Resource Development Council

RDC Comment Letter:
Connectivity of Streams and Wetlands to Downstream Waters

November 6, 2013

Office of Environmental Information Docket
U.S. Environmental Protection Agency
1200 Pennsylvania Avenue, NW
Washington, D.C. 20460

Via email to:

Re: Docket ID No. EPA-HQ-2013-0582

Dear Members of the Science Advisory Board:

The Resource Development Council for Alaska, Inc. (RDC) is writing to provide comments on the Environmental Protection Agency’s (EPA) Connectivity of Streams and Wetlands to Downstream Waters: A Review and Synthesis of the Scientific Evidence (September 2013) Draft Study publication (Draft Study).

RDC is an Alaskan business association comprised of individuals and companies from Alaska’s oil and gas, mining, forest products, tourism and fisheries industries. RDC’s membership includes Alaska Native Corporations, local communities, organized labor, and industry support firms. RDC’s purpose is to encourage a strong, diversified private sector in Alaska and expand the state’s economic base through the responsible development of our natural resources.

In its letter dated July 29, 2011, RDC requested the EPA and the Corps of Engineers (Corps) to halt development of the proposed guidance that will expand their jurisdiction under the Clean Water Act (CWA) to virtually all waters of the United States ( As the EPA has published a Draft Study on connectivity, RDC is now writing to urge the EPA and Corps to provide public notice and release of the Proposed Rule before resubmitting it to the White House’s Office of Management and Budget.

RDC is concerned the case studies and literature in the Draft Study are for temperate regions and may not be reflective of connections in an arctic environment. Given that Alaska has unique conditions and the fact that approximately 174 million acres of wetlands (65 percent of the nation’s total wetlands) are located predominantly in sub-­- arctic and arctic Alaska, any revised or new guidance provided by the Corps should include regional guidance with examples or case studies. Development of regional guidance should include broad participation in the process from the regulated and regulatory communities. Revised agency forms should be made available, and should be for documenting the assertion or delineation of CWA jurisdiction, specific to Alaska. Development of both national and regional forms should be a public process, open to review and comment.

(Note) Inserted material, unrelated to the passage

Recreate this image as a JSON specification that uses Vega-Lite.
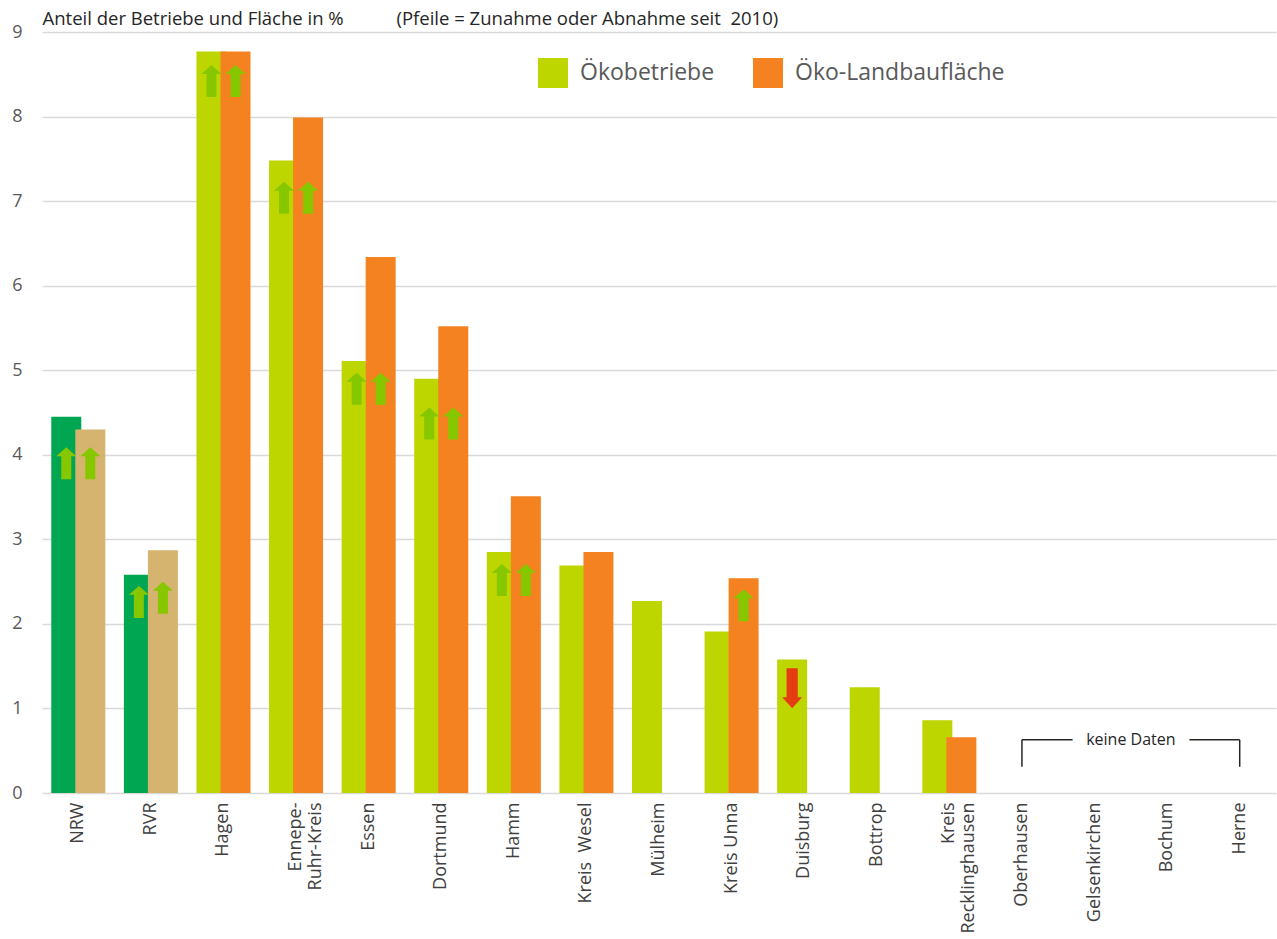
{
  "$schema": "https://vega.github.io/schema/vega-lite/v6.json",
  "autosize": "none",
  "width": 1234,
  "height": 761,
  "padding": {"left": 42, "top": 32, "right": 1, "bottom": 146},
  "background": "white",
  "config": {
    "font": "Open Sans",
    "view": {"stroke": null},
    "axisX": {
      "labelFont": "Open Sans",
      "labelFontSize": 18,
      "labelColor": "#404040",
      "labelAngle": -90,
      "labelAlign": "right",
      "labelBaseline": "middle",
      "labelPadding": 9,
      "labelLineHeight": 20,
      "labelLimit": 300,
      "ticks": false,
      "domain": false,
      "grid": false
    },
    "axisY": {
      "labelFont": "Open Sans",
      "labelFontSize": 18,
      "labelColor": "#595959",
      "labelPadding": 20,
      "ticks": false,
      "domain": false,
      "grid": true,
      "gridColor": "#D9D9D9",
      "gridWidth": 1.5,
      "titleFont": "Open Sans",
      "titleFontSize": 18.5,
      "titleFontWeight": "normal",
      "titleColor": "#262626"
    }
  },
  "datasets": {
    "anteile": [
      {"Gebiet": "NRW", "Ebene": "Land/Region", "Reihe": "Ökobetriebe", "Anteil": 4.45},
      {"Gebiet": "RVR", "Ebene": "Land/Region", "Reihe": "Ökobetriebe", "Anteil": 2.58},
      {"Gebiet": "Hagen", "Ebene": "Kreis/Stadt", "Reihe": "Ökobetriebe", "Anteil": 8.77},
      {"Gebiet": "Ennepe-Ruhr-Kreis", "Ebene": "Kreis/Stadt", "Reihe": "Ökobetriebe", "Anteil": 7.48},
      {"Gebiet": "Essen", "Ebene": "Kreis/Stadt", "Reihe": "Ökobetriebe", "Anteil": 5.11},
      {"Gebiet": "Dortmund", "Ebene": "Kreis/Stadt", "Reihe": "Ökobetriebe", "Anteil": 4.9},
      {"Gebiet": "Hamm", "Ebene": "Kreis/Stadt", "Reihe": "Ökobetriebe", "Anteil": 2.85},
      {"Gebiet": "Kreis  Wesel", "Ebene": "Kreis/Stadt", "Reihe": "Ökobetriebe", "Anteil": 2.69},
      {"Gebiet": "Mülheim", "Ebene": "Kreis/Stadt", "Reihe": "Ökobetriebe", "Anteil": 2.27},
      {"Gebiet": "Kreis Unna", "Ebene": "Kreis/Stadt", "Reihe": "Ökobetriebe", "Anteil": 1.91},
      {"Gebiet": "Duisburg", "Ebene": "Kreis/Stadt", "Reihe": "Ökobetriebe", "Anteil": 1.58},
      {"Gebiet": "Bottrop", "Ebene": "Kreis/Stadt", "Reihe": "Ökobetriebe", "Anteil": 1.25},
      {"Gebiet": "Kreis Recklinghausen", "Ebene": "Kreis/Stadt", "Reihe": "Ökobetriebe", "Anteil": 0.86},
      {"Gebiet": "NRW", "Ebene": "Land/Region", "Reihe": "Öko-Landbaufläche", "Anteil": 4.3},
      {"Gebiet": "RVR", "Ebene": "Land/Region", "Reihe": "Öko-Landbaufläche", "Anteil": 2.87},
      {"Gebiet": "Hagen", "Ebene": "Kreis/Stadt", "Reihe": "Öko-Landbaufläche", "Anteil": 8.77},
      {"Gebiet": "Ennepe-Ruhr-Kreis", "Ebene": "Kreis/Stadt", "Reihe": "Öko-Landbaufläche", "Anteil": 7.99},
      {"Gebiet": "Essen", "Ebene": "Kreis/Stadt", "Reihe": "Öko-Landbaufläche", "Anteil": 6.34},
      {"Gebiet": "Dortmund", "Ebene": "Kreis/Stadt", "Reihe": "Öko-Landbaufläche", "Anteil": 5.52},
      {"Gebiet": "Hamm", "Ebene": "Kreis/Stadt", "Reihe": "Öko-Landbaufläche", "Anteil": 3.51},
      {"Gebiet": "Kreis  Wesel", "Ebene": "Kreis/Stadt", "Reihe": "Öko-Landbaufläche", "Anteil": 2.85},
      {"Gebiet": "Kreis Unna", "Ebene": "Kreis/Stadt", "Reihe": "Öko-Landbaufläche", "Anteil": 2.54},
      {"Gebiet": "Kreis Recklinghausen", "Ebene": "Kreis/Stadt", "Reihe": "Öko-Landbaufläche", "Anteil": 0.66}
    ],
    "pfeile": [
      {"Gebiet": "NRW", "Reihe": "Ökobetriebe", "Richtung": "Zunahme", "Lage": 3.9},
      {"Gebiet": "NRW", "Reihe": "Öko-Landbaufläche", "Richtung": "Zunahme", "Lage": 3.9},
      {"Gebiet": "RVR", "Reihe": "Ökobetriebe", "Richtung": "Zunahme", "Lage": 2.26},
      {"Gebiet": "RVR", "Reihe": "Öko-Landbaufläche", "Richtung": "Zunahme", "Lage": 2.31},
      {"Gebiet": "Hagen", "Reihe": "Ökobetriebe", "Richtung": "Zunahme", "Lage": 8.42},
      {"Gebiet": "Hagen", "Reihe": "Öko-Landbaufläche", "Richtung": "Zunahme", "Lage": 8.42},
      {"Gebiet": "Ennepe-Ruhr-Kreis", "Reihe": "Ökobetriebe", "Richtung": "Zunahme", "Lage": 7.04},
      {"Gebiet": "Ennepe-Ruhr-Kreis", "Reihe": "Öko-Landbaufläche", "Richtung": "Zunahme", "Lage": 7.04},
      {"Gebiet": "Essen", "Reihe": "Ökobetriebe", "Richtung": "Zunahme", "Lage": 4.78},
      {"Gebiet": "Essen", "Reihe": "Öko-Landbaufläche", "Richtung": "Zunahme", "Lage": 4.78},
      {"Gebiet": "Dortmund", "Reihe": "Ökobetriebe", "Richtung": "Zunahme", "Lage": 4.37},
      {"Gebiet": "Dortmund", "Reihe": "Öko-Landbaufläche", "Richtung": "Zunahme", "Lage": 4.37},
      {"Gebiet": "Hamm", "Reihe": "Ökobetriebe", "Richtung": "Zunahme", "Lage": 2.52},
      {"Gebiet": "Hamm", "Reihe": "Öko-Landbaufläche", "Richtung": "Zunahme", "Lage": 2.52},
      {"Gebiet": "Kreis Unna", "Reihe": "Öko-Landbaufläche", "Richtung": "Zunahme", "Lage": 2.22},
      {"Gebiet": "Duisburg", "Reihe": "Ökobetriebe", "Richtung": "Abnahme", "Lage": 1.24}
    ],
    "luecke": [
      {"von": "Oberhausen", "mitte": "Gelsenkirchen", "bis": "Herne", "oben": 0.63, "unten": 0.31, "Hinweis": "keine Daten"}
    ]
  },
  "encoding": {
    "x": {
      "field": "Gebiet",
      "type": "nominal",
      "sort": null,
      "scale": {
        "domain": ["NRW", "RVR", "Hagen", "Ennepe-Ruhr-Kreis", "Essen", "Dortmund", "Hamm", "Kreis  Wesel", "Mülheim", "Kreis Unna", "Duisburg", "Bottrop", "Kreis Recklinghausen", "Oberhausen", "Gelsenkirchen", "Bochum", "Herne"],
        "paddingInner": 0,
        "paddingOuter": 0
      },
      "axis": {
        "title": null,
        "labelFontSize": 18,
        "labelExpr": "datum.value == 'Ennepe-Ruhr-Kreis' ? ['Ennepe-', 'Ruhr-Kreis'] : datum.value == 'Kreis Recklinghausen' ? ['Kreis', 'Recklinghausen'] : datum.value == 'Kreis  Wesel' ? 'Kreis\u00a0\u00a0Wesel' : datum.value"
      }
    }
  },
  "layer": [
    {
      "data": {"name": "anteile"},
      "transform": [{"filter": "datum.Ebene == 'Kreis/Stadt'"}],
      "mark": {"type": "bar", "width": 30},
      "encoding": {
        "xOffset": {"field": "Reihe", "type": "nominal", "sort": null, "scale": {"domain": ["Ökobetriebe", "Öko-Landbaufläche"], "paddingInner": 0, "paddingOuter": 0.51}},
        "y": {
          "field": "Anteil",
          "type": "quantitative",
          "scale": {"domain": [0, 9], "nice": false},
          "axis": {
            "title": "Anteil der Betriebe und Fläche in %\u00a0\u00a0\u00a0\u00a0\u00a0\u00a0\u00a0\u00a0\u00a0\u00a0\u00a0(Pfeile = Zunahme oder Abnahme seit\u00a0\u00a02010)",
            "titleAngle": 0,
            "titleAlign": "left",
            "titleBaseline": "alphabetic",
            "titleX": 0,
            "titleY": -8,
            "values": [0, 1, 2, 3, 4, 5, 6, 7, 8, 9],
            "format": "d"
          }
        },
        "color": {
          "field": "Reihe",
          "type": "nominal",
          "scale": {"domain": ["Ökobetriebe", "Öko-Landbaufläche"], "range": ["#BED600", "#F58220"]},
          "legend": {
            "title": null,
            "orient": "none",
            "direction": "horizontal",
            "legendX": 496,
            "legendY": 26,
            "symbolType": "square",
            "symbolSize": 900,
            "symbolStrokeWidth": 0,
            "labelFontSize": 23,
            "labelFont": "Open Sans",
            "labelColor": "#595959",
            "labelLimit": 400,
            "labelOffset": 12,
            "columnPadding": 38,
            "padding": 0
          }
        }
      }
    },
    {
      "data": {"name": "anteile"},
      "transform": [{"filter": "datum.Ebene == 'Land/Region'"}],
      "mark": {"type": "bar", "width": 30},
      "encoding": {
        "xOffset": {"field": "Reihe", "type": "nominal", "sort": null},
        "y": {"field": "Anteil", "type": "quantitative"},
        "color": {
          "field": "Reihe",
          "type": "nominal",
          "scale": {"domain": ["Ökobetriebe", "Öko-Landbaufläche"], "range": ["#00A651", "#D4B46E"]},
          "legend": null
        }
      }
    },
    {
      "data": {"name": "pfeile"},
      "transform": [{"filter": "datum.Richtung == 'Zunahme'"}],
      "mark": {
        "type": "point",
        "filled": true,
        "opacity": 1,
        "size": 1024,
        "color": "#86C700",
        "shape": "M0,-1L0.625,-0.44L0.3125,-0.44L0.3125,1L-0.3125,1L-0.3125,-0.44L-0.625,-0.44Z"
      },
      "encoding": {
        "xOffset": {"field": "Reihe", "type": "nominal", "sort": null},
        "y": {"field": "Lage", "type": "quantitative"}
      }
    },
    {
      "data": {"name": "pfeile"},
      "transform": [{"filter": "datum.Richtung == 'Abnahme'"}],
      "mark": {
        "type": "point",
        "filled": true,
        "opacity": 1,
        "size": 1600,
        "color": "#E53D12",
        "shape": "M0,1L0.5,0.45L0.28,0.45L0.28,-1L-0.28,-1L-0.28,0.45L-0.5,0.45Z"
      },
      "encoding": {
        "xOffset": {"field": "Reihe", "type": "nominal", "sort": null},
        "y": {"field": "Lage", "type": "quantitative"}
      }
    },
    {
      "data": {"name": "luecke"},
      "mark": {"type": "rule", "color": "#262626", "strokeWidth": 1.5},
      "encoding": {
        "x": {"field": "von", "type": "nominal"},
        "x2": {"field": "bis"},
        "y": {"field": "oben", "type": "quantitative"}
      }
    },
    {
      "data": {"name": "luecke"},
      "mark": {"type": "rule", "color": "#262626", "strokeWidth": 1.5},
      "encoding": {
        "x": {"field": "von", "type": "nominal"},
        "y": {"field": "oben", "type": "quantitative"},
        "y2": {"field": "unten"}
      }
    },
    {
      "data": {"name": "luecke"},
      "mark": {"type": "rule", "color": "#262626", "strokeWidth": 1.5},
      "encoding": {
        "x": {"field": "bis", "type": "nominal"},
        "y": {"field": "oben", "type": "quantitative"},
        "y2": {"field": "unten"}
      }
    },
    {
      "data": {"name": "luecke"},
      "mark": {"type": "text", "fontSize": 16, "font": "Open Sans", "color": "white", "stroke": "white", "strokeWidth": 30, "strokeJoin": "round", "baseline": "middle", "align": "center"},
      "encoding": {
        "x": {"field": "mitte", "type": "nominal", "bandPosition": 1},
        "y": {"field": "oben", "type": "quantitative"},
        "text": {"field": "Hinweis"}
      }
    },
    {
      "data": {"name": "luecke"},
      "mark": {"type": "text", "fontSize": 16, "font": "Open Sans", "color": "#262626", "baseline": "middle", "align": "center"},
      "encoding": {
        "x": {"field": "mitte", "type": "nominal", "bandPosition": 1},
        "y": {"field": "oben", "type": "quantitative"},
        "text": {"field": "Hinweis"}
      }
    }
  ],
  "resolve": {"scale": {"color": "independent"}}
}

In addition to concerns described in this letter, RDC urges the EPA to address concerns made by Dr. Edmond Packee in a letter submitted by Travis/Peterson Environmental Consulting, Inc. (October 16, 2013).

The report uses inconsistent definitions of a wetland and should instead consistently use the correct regulatory definition. As the guidance will have an impact on industries across the nation and the state, it is vital definitions and descriptions are consistent and accurate.

Dr. Packee’s concerns about the study methodology suggest the methodology used was the sole analysis, and that alternative hypothesis were not developed or tested. As noted above, Alaska is very unique, and merits further studies beyond a “landscape basis.”

The definition of water connectivity to a downstream system of “a visible channel” also warrants demonstration of connectivity on a case by case basis. RDC urges the EPA to adhere to use of the definition of a visible channel. As Dr. Packee described it, it is a “reasonable, measurable, and verifiable standard for connectivity,” to which RDC concurs. A stated purpose of the study is to provide clarification of Clean Water Act jurisdiction, reasonable, measurable and verifiable, therefore demonstrations of connectivity are essential.

In conclusion, jurisdiction should not be expanded beyond congressional intent, but limited to navigable waters as intended by Congress under the CWA. Changes in the regulatory scheme of the CWA should be done consistent with the law or legislative action by Congress, not vague definitions and broad interpretations that empower EPA and Corps officials with informal and ambiguous controls over private, state, and federal lands. Because the connectivity study will be used to guide jurisdictional determinations of “waters of the United States” with far reaching regulatory and land use implications, it is imperative that the study use the best-­- available science, specifically, science based on arctic and subarctic environments applicable to Alaska.

RDC requests the public be allowed to review the proposed guidance, and that comment deadlines associated with the draft study be extended.

Thank you for the opportunity to comment on the draft guidance.

Resource Development Council for Alaska, Inc.